• [Stated goal] Identify the lines that contain the word "Generate" and copy each one.

··· Records to process

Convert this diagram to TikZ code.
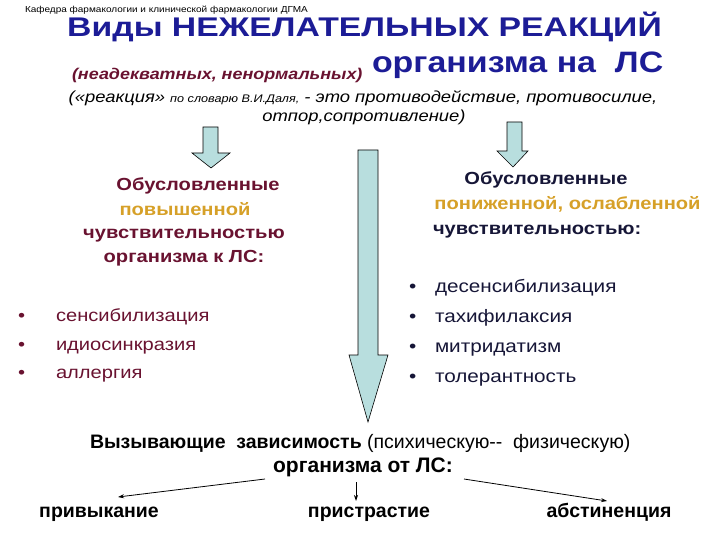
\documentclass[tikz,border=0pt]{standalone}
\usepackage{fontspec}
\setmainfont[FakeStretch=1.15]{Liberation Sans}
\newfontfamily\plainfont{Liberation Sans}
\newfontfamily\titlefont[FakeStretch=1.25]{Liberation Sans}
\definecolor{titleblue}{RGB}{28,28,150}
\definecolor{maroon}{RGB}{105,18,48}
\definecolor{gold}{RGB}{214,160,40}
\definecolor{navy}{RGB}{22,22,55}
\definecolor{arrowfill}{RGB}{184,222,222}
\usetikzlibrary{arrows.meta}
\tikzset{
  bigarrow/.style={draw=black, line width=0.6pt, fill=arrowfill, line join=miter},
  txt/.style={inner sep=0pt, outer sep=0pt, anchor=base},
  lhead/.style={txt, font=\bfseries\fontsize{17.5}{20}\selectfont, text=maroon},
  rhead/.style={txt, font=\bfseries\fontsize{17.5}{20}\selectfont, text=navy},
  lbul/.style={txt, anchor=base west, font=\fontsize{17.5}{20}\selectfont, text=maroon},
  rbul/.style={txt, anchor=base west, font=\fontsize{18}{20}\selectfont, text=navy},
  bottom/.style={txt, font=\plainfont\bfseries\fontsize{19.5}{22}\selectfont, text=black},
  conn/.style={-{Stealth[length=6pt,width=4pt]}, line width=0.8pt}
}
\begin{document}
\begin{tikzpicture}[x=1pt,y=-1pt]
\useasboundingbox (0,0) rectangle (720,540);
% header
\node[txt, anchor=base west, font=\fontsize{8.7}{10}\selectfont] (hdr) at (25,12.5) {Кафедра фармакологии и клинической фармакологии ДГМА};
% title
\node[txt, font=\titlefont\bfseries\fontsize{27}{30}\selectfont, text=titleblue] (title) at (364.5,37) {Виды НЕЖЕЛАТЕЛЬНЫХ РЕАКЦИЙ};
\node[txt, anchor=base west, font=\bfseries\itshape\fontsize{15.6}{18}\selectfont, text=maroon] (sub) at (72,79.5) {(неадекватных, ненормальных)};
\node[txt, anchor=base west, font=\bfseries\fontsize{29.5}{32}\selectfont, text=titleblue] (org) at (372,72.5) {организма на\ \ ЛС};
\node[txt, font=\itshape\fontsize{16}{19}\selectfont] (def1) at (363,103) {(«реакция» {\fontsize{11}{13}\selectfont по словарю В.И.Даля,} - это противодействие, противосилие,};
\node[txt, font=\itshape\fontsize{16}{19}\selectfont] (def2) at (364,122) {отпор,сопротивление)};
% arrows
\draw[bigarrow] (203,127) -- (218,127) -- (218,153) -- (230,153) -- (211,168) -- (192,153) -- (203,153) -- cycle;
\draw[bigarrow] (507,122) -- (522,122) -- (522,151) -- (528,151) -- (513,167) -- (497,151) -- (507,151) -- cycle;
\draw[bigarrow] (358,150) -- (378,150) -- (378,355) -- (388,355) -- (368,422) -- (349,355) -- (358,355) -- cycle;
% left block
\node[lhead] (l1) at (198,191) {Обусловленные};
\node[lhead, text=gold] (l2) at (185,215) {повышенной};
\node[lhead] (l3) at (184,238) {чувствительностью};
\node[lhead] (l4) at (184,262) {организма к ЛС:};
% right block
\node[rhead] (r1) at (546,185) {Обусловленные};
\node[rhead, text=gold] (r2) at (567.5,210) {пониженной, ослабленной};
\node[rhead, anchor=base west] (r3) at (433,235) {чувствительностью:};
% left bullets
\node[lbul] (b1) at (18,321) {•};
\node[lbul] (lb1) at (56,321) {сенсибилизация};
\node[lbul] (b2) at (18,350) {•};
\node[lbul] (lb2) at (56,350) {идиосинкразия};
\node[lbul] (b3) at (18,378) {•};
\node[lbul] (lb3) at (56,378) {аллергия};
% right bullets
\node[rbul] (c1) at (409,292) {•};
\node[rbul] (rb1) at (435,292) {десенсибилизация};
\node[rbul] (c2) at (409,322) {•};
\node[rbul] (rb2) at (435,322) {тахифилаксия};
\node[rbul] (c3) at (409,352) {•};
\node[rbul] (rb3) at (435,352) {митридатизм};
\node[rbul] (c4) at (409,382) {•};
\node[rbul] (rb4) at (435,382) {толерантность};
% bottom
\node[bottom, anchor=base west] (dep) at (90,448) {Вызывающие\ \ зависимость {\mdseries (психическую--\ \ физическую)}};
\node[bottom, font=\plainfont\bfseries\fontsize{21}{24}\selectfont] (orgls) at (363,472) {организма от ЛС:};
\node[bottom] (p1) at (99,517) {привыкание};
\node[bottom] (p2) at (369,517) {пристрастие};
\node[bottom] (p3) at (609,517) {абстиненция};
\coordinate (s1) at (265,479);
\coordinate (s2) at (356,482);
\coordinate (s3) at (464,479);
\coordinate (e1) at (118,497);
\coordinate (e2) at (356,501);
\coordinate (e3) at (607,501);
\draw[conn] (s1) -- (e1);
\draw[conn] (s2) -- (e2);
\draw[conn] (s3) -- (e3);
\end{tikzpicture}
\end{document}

······
··· Records to process

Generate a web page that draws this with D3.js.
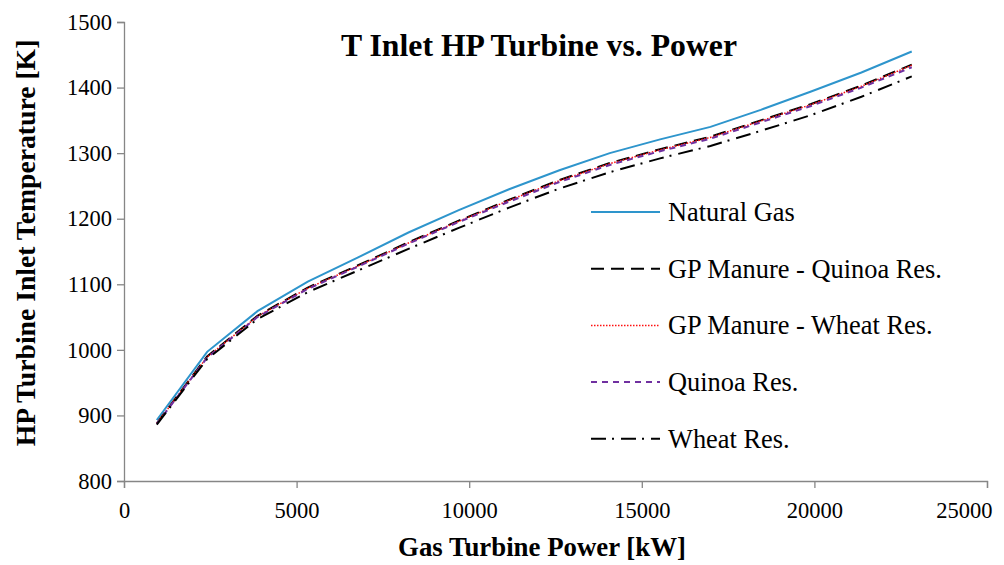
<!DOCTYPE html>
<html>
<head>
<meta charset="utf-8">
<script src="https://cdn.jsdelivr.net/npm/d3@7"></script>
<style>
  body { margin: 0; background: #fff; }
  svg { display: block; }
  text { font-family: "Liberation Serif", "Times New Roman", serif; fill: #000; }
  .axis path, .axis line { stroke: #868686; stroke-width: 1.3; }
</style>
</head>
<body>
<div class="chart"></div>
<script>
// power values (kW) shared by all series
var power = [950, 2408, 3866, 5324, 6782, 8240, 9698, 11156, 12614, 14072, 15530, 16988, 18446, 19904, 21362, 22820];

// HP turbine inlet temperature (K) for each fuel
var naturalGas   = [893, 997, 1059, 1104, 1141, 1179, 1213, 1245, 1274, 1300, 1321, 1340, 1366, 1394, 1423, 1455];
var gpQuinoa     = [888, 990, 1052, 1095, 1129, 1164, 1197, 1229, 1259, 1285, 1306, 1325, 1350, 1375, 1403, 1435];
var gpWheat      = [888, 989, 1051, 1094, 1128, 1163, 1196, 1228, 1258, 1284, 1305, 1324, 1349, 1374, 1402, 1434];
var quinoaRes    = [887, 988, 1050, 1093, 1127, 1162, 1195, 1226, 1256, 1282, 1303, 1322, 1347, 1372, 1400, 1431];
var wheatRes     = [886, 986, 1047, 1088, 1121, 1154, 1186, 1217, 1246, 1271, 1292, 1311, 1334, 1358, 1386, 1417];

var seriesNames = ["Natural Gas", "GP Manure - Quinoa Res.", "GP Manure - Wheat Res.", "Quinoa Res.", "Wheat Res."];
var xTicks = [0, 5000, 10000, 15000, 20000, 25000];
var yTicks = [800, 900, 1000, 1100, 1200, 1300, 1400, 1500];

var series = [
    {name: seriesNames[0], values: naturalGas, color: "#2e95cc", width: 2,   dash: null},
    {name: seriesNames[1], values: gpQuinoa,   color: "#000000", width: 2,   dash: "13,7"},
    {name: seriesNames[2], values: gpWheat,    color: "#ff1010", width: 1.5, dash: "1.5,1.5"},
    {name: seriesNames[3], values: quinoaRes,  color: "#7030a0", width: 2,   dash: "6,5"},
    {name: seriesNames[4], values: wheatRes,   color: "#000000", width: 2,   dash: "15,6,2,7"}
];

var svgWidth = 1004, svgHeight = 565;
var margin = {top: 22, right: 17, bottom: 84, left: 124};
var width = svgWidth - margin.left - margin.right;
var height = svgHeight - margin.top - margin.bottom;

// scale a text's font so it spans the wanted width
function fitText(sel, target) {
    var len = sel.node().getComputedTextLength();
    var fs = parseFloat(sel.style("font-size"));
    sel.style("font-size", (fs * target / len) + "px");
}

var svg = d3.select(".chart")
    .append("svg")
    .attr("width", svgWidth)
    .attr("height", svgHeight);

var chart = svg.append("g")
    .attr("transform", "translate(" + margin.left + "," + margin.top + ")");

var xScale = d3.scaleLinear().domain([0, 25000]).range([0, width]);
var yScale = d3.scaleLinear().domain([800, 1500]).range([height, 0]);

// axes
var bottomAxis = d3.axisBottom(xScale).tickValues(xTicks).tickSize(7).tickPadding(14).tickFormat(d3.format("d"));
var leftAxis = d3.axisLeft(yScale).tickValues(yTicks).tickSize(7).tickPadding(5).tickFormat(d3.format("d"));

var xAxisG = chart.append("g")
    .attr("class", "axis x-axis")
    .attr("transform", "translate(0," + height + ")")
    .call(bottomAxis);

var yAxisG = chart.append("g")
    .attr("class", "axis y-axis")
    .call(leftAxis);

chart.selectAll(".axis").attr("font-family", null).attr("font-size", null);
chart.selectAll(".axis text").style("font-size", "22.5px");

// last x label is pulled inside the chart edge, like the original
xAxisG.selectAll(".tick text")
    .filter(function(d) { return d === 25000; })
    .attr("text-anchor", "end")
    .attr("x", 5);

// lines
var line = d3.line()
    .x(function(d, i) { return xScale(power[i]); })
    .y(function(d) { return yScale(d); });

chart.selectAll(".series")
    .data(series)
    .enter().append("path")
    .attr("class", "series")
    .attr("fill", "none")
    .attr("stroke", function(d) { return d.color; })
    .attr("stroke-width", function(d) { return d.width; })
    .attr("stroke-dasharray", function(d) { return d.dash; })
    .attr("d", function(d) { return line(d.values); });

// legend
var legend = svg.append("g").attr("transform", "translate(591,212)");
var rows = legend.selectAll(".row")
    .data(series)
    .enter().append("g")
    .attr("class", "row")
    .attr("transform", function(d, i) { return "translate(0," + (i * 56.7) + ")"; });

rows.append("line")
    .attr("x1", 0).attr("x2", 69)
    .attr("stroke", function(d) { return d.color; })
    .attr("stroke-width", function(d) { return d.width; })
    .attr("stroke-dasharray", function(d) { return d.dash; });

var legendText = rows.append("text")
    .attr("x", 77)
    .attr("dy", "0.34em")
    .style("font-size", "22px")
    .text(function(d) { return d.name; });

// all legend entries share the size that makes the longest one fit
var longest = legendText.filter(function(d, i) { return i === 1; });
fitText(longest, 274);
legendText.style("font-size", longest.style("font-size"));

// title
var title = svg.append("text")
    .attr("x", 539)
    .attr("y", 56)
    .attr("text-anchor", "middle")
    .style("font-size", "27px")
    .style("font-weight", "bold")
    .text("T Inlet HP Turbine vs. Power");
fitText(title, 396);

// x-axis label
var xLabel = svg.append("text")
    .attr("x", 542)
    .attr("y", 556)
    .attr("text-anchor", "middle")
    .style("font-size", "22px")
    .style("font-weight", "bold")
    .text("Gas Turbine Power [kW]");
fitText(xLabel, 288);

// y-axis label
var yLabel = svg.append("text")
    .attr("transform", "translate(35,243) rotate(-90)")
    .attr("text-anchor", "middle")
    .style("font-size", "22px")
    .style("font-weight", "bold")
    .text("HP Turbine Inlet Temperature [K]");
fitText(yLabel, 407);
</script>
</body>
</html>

······
··· Records to process

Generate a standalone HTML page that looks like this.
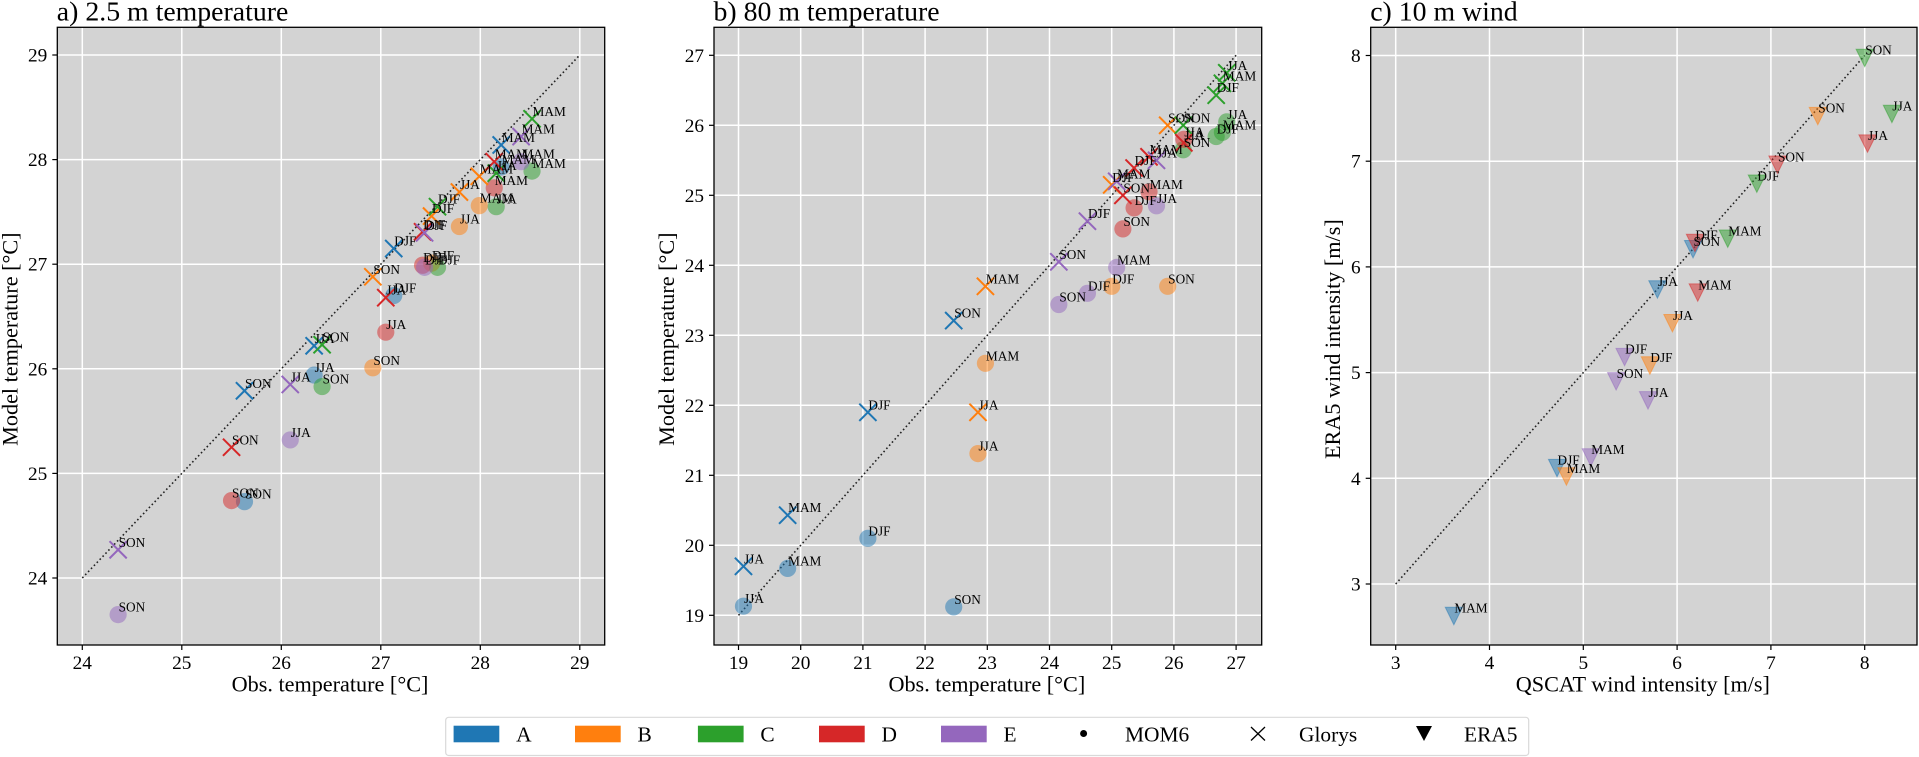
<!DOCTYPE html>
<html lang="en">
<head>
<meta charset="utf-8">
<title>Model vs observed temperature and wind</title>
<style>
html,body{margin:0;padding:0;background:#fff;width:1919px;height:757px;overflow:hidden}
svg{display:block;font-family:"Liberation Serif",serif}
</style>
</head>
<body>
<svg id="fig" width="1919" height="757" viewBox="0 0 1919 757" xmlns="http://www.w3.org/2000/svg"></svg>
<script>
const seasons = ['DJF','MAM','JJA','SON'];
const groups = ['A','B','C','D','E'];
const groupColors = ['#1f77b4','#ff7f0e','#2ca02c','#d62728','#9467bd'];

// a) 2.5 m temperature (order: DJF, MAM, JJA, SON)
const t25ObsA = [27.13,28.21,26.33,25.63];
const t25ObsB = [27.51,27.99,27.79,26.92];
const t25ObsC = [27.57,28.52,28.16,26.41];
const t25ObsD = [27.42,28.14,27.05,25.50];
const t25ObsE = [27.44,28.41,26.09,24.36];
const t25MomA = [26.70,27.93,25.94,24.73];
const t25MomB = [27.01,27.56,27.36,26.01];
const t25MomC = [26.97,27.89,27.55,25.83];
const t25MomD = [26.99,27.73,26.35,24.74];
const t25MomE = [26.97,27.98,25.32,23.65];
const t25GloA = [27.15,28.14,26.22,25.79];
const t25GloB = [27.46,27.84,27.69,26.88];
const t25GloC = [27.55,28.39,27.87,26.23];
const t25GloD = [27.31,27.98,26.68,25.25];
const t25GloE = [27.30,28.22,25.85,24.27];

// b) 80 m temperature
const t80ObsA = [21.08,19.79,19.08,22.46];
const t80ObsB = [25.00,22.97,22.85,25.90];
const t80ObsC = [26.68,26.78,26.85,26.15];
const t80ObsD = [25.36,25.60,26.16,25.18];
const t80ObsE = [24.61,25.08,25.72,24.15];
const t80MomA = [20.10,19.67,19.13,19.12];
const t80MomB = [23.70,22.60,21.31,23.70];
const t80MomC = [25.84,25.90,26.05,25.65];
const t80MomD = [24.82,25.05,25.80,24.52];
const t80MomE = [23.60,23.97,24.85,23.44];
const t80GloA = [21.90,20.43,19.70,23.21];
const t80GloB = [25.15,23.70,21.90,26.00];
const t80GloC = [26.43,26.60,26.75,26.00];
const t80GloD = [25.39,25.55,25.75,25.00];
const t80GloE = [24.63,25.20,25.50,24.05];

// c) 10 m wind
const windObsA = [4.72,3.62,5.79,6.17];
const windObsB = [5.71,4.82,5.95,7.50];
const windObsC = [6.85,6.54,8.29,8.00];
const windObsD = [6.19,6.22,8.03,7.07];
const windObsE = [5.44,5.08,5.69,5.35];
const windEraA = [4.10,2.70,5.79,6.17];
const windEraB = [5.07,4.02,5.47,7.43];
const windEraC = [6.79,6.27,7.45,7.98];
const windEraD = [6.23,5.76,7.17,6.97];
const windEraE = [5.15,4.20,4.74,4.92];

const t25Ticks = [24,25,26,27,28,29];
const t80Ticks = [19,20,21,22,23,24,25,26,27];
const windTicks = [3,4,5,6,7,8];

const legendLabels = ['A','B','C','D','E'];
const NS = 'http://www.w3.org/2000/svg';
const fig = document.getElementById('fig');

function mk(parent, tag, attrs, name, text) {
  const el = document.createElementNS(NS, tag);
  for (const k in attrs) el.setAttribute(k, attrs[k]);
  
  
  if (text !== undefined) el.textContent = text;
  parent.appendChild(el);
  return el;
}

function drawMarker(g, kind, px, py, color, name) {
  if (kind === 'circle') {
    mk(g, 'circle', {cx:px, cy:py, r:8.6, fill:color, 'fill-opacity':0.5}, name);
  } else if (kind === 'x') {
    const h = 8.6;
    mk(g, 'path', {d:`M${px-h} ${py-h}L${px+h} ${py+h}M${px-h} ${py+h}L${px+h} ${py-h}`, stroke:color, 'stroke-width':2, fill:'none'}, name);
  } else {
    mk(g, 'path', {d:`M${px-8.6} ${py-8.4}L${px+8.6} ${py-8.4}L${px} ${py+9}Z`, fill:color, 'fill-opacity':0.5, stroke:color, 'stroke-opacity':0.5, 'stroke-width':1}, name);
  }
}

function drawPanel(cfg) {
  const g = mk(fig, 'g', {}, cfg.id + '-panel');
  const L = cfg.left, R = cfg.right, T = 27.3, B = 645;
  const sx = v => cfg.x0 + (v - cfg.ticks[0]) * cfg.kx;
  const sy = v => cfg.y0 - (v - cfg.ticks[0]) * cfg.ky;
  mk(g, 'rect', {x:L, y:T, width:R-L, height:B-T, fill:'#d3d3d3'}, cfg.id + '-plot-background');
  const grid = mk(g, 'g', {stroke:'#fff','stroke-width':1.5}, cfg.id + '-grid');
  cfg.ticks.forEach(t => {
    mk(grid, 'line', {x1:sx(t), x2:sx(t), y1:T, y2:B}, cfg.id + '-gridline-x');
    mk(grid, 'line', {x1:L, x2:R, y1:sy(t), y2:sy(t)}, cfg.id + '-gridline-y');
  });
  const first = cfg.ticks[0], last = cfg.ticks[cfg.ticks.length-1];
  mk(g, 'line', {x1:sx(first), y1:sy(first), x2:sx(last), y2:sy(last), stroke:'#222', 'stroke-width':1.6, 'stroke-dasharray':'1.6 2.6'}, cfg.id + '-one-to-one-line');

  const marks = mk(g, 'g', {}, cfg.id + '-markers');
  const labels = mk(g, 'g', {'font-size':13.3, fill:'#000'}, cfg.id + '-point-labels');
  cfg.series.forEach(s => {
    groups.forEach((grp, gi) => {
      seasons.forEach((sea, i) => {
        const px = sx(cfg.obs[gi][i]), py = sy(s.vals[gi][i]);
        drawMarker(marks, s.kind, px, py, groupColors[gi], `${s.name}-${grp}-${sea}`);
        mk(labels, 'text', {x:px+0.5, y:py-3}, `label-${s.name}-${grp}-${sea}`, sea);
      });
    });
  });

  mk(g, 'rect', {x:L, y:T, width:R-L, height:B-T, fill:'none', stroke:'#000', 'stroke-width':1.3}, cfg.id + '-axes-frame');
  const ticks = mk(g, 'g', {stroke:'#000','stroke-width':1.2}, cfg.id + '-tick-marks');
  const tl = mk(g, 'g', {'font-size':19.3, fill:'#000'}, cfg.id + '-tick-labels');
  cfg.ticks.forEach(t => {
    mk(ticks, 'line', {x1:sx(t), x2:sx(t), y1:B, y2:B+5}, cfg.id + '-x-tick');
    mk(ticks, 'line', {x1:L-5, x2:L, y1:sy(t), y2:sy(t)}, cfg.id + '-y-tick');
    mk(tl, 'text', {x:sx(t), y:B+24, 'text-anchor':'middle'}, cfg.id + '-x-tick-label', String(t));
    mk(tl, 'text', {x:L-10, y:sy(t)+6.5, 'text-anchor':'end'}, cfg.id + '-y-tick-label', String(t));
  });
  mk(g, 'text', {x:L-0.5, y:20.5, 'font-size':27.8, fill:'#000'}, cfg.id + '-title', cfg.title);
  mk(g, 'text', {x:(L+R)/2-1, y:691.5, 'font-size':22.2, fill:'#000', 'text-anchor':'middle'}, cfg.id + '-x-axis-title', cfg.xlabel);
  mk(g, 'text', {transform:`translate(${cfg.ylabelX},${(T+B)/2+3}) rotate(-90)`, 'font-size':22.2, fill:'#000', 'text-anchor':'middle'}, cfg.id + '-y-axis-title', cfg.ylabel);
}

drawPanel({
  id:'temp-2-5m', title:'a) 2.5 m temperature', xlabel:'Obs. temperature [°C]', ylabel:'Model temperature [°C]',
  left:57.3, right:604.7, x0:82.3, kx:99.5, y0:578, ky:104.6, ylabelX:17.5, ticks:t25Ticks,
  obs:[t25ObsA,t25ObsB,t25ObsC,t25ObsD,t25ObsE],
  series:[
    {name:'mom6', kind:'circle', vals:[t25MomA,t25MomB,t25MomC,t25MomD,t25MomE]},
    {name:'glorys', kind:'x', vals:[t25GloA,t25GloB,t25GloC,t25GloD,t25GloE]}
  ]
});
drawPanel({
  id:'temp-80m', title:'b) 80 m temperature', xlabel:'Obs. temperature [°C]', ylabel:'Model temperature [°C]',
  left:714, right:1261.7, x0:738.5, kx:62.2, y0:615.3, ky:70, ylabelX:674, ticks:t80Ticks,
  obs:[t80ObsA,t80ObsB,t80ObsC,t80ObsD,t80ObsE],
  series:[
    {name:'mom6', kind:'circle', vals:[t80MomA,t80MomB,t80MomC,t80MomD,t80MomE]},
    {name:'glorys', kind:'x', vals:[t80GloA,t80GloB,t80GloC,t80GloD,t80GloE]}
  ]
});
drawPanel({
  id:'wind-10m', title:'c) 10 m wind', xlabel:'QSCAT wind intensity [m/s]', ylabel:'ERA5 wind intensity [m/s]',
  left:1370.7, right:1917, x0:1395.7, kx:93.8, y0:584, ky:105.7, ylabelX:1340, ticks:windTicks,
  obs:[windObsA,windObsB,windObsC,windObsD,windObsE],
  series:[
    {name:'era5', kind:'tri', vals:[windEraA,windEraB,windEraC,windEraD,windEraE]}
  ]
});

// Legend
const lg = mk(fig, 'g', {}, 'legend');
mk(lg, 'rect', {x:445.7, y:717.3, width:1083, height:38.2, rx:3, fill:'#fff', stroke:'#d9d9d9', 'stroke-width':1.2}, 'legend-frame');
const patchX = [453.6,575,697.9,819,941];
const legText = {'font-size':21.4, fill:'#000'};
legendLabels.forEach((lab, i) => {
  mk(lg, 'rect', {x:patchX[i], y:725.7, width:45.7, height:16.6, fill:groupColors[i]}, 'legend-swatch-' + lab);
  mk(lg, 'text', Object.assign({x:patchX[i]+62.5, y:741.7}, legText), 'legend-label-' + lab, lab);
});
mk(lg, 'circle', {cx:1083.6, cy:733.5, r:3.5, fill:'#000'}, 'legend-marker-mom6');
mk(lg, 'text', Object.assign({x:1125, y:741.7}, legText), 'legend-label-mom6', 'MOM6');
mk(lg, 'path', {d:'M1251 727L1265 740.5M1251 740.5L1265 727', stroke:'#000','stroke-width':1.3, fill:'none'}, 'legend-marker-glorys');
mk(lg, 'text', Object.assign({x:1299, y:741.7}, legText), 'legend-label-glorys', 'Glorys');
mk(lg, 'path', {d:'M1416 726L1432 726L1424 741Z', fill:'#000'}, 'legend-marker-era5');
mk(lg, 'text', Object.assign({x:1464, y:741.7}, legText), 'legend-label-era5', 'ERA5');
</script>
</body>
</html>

······

• [Worked solution]
Generate a web page that draws this with D3.js.
Generate a standalone HTML page that looks like this.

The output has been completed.